The ELLE talent competition 2013 is now open. This year’s writing subject and all the details on how to enter can be found in the September issue of ELLE, out now.
Back in 2011 we asked you to write about an event in your life that had helped shaped who you are. Charlotte Barrow wrote The Canary, 2011's winning story, read it below.

When I was six years old, my Dad came out. That was also the year he brought home a canary to try to win over one of my older sisters. She was nine and only knew ‘gay’ as a school-yard insult. The bird, who we named Sunny, was the colour of summer and fragile in our hands. He lived in an elegant white cage that we hung in the study and later, after the divorce, over my stepfather’s piano where he would sing along to Mozart and The Beatles. My sisters fed him and cleaned his cage and I filled his water dish and snuck him melon and cucumber that he pecked at delicately. When the cat was outside, we let him fly around the house, darting for chair to shelf to windowsill.

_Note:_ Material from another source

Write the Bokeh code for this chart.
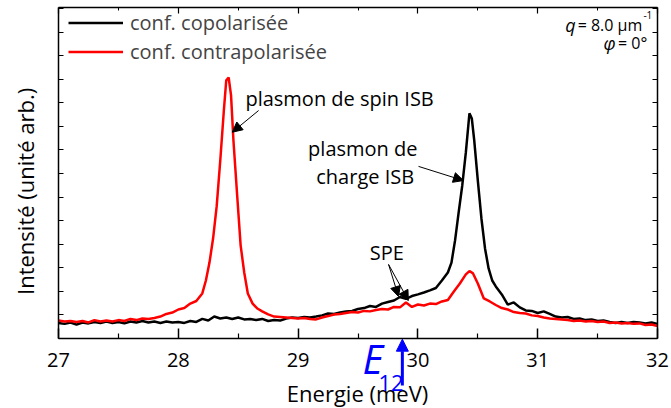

But despite these seemingly joyful moments, I believed he wasn’t happy because he wasn’t free and I pitied him. Sometimes I would take his cage to the porch, thinking he would like being close to nature and the sound of other birds. But he would fly into a desperate frenzy until I brought him back inside, where he shrank into silence. I wanted to open the cage door and set him free, but I knew he wouldn’t survive amongst the changing seasons, the prowling cats and the bigger, wilder birds.

My parents met in the 1970s and the attitudes that shaped their youth belonged to an intolerant time. While my Dad was growing up, it was illegal to practice homosexuality in the UK. He didn’t have girlfriends and was teased mercilessly at his all-boys comprehensive school. He told my mother near the beginning of their relationship he was attracted to men, but they were both naive and hoped a life together could ‘cure’ him. This motivated a move from Cambridge to a tiny island off the west coast of Canada, where my father threw himself into gardening, baking and raising three daughters and tried to bury the shame he felt beneath a happy, if introverted, facade.

My parents built a beautiful house on a 25-acre hobby farm they’d bought with two other families. There was a beaver pond and a river jumping with frogs, a forest, meadow and enough space for my father’s orchards and my mother’s horses, in addition to pigs, a cow, chickens, a litter of kittens and a poodle. We were free to run wild and my childhood consisted of the smell of baking bread and wood fires, the sound of roosters crowing at dawn and crickets chirping at dusk; a seemingly endless natural world to explore.

It was an idyllic childhood in many ways, but cracks had begun forming years before the year of the canary when Dad gathered my sisters and I in the kitchen to tell us why Mum was leaving him. My eldest sister, who was 12 and already knew, hid in the corner covering her ears. My middle sister ran upstairs screaming, ‘You’re not my father!’

I’m sure we weren’t reacting to what he was telling us, which we barely understood, but to the pain he was experiencing. I understood from his manner there was something terribly wrong that wasn’t his fault, so I climbed into his lap and said, ‘Don’t worry, I still love you.’ I was six and that was the first time I’d seen him cry.

In the custody battle that followed, my sisters were asked to state which parent they wanted to live with. I was too young to be asked, but can’t imagine the guilt my sisters must have felt in betraying him, when he’d already suffered for what so many people, including him, saw as his sins. He fought to be our father, not realising the likelihood of a gay man winning custody was almost non-existent in the homophobic courts of the 1980s. He only got visitation rights because my mother recognised the harm it would do to deny us a relationship with our father.

Dad stayed on the farm after the divorce and at first the canary would come with us when we went to visit him. Later, he moved three hours’ away and the awkward cage was left behind. We would return from a week at Christmas or summer holidays to find, after longer and longer periods, Sunny had become a little less friendly, a little more desperate.

I wish I could say I found the guts to set him free. I wish I could believe he flew to Morocco, found a flock and spent the rest of his days in the desert heat. But, of course, he didn’t, and one day the cat ate him. Nowadays, my father doesn’t see himself as sinful. He travels, coks, recites poetry and is internet dating after recently ending a long-term relationship. He’s the most introspective person I know and has taught me the only way to be free is to see yourself honestly and to accept what you cant change. The world can be cruel, but there’s nothing worse than being stuck in a cage.